New Worlds-Octane Lighting Study
New Worlds-Octane Lighting Study

This is the first time jumping into Octane to do a full out concept, but I was impressed with the results and it's super convenient considering it's an addon for Blender. The main focus for this project was to understand the render engine of Octane and I was heavily inspired by Destiny and by Rutger van de Steeg's work and wanted to make something of his similar style.

The scene setup was pretty simple in which I had two different walls to block light and the rectangles of light were simply just grids with an emissive texture applied to them. I found from various sources that most users doing lighting in Octane with this workflow for their lighting, rather then using lights that are prebuilt, such as area and spot lights. I also had a big box that covered the entire scene that scattered a specular texture to immitate fog. This worked pretty well and saved time, rather then painting it in Photoshop, it also looked more natural with the lighting to have the fog as an actual material.

As for my colors and material selection, I wanted to make the color scheme have a sci-fi feel, so I thought blue, teal, and yellow tones fit this really well. I also had in mind for each shot that I wanted the environment to feel rustic and abandoned. To accomplish this I took a color ramp and plugged that into the roughness attribute in the material node for my floors and then added a noise texture to the color ramp. This gave the floor a wet and rough look and by doing this it allowed me to mess with the color ramp and strength of the noise to add variation and make the floor look wet in some spots and less wet in others. The wall material was a simple dirty brick material that I found off of Textures.com and I plugged in the maps and again added noise to the roughness to make the bricks look more dirty.

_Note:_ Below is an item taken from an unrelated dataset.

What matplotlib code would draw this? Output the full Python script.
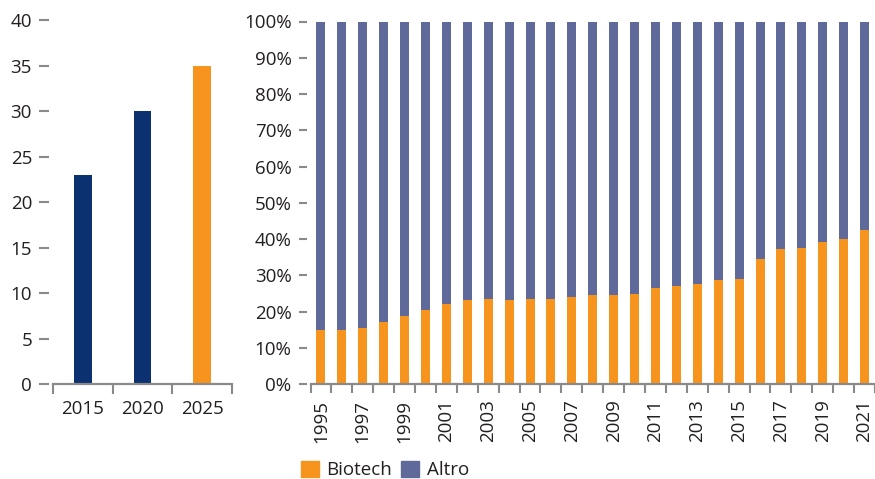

I did this same process for each shot and made sure for each shot that my character was smaller then normal to give the illusion that the walls and lights of where the character was walking to were extra large in scale. This technique worked super well of adding character and a general atmosphere to each shot. Once my materials, lighting, and camera shots were all set up, I messed with Octanes post-process settings. I liked how simple it was in which you could adjust the glare and bloom of the camera to make the shots look even more dramatic. This worked super well with my fog texture I initially made by making the light look as if it's bouncing through the fog. I then changed some render settings around such as the sampling of my specular, diffuse, and glossy passes and rendered out the shots!

Octane also rendered out all of my render passes, but I'm still learning the correct way of going about painting them inside of Photoshop, but after a few more projects I should have it down to a tee. I also grabbed the character model off of Turbosquid.

Hope everyone enjoys and I plan on doing more lighting and rendering in Octane in the future!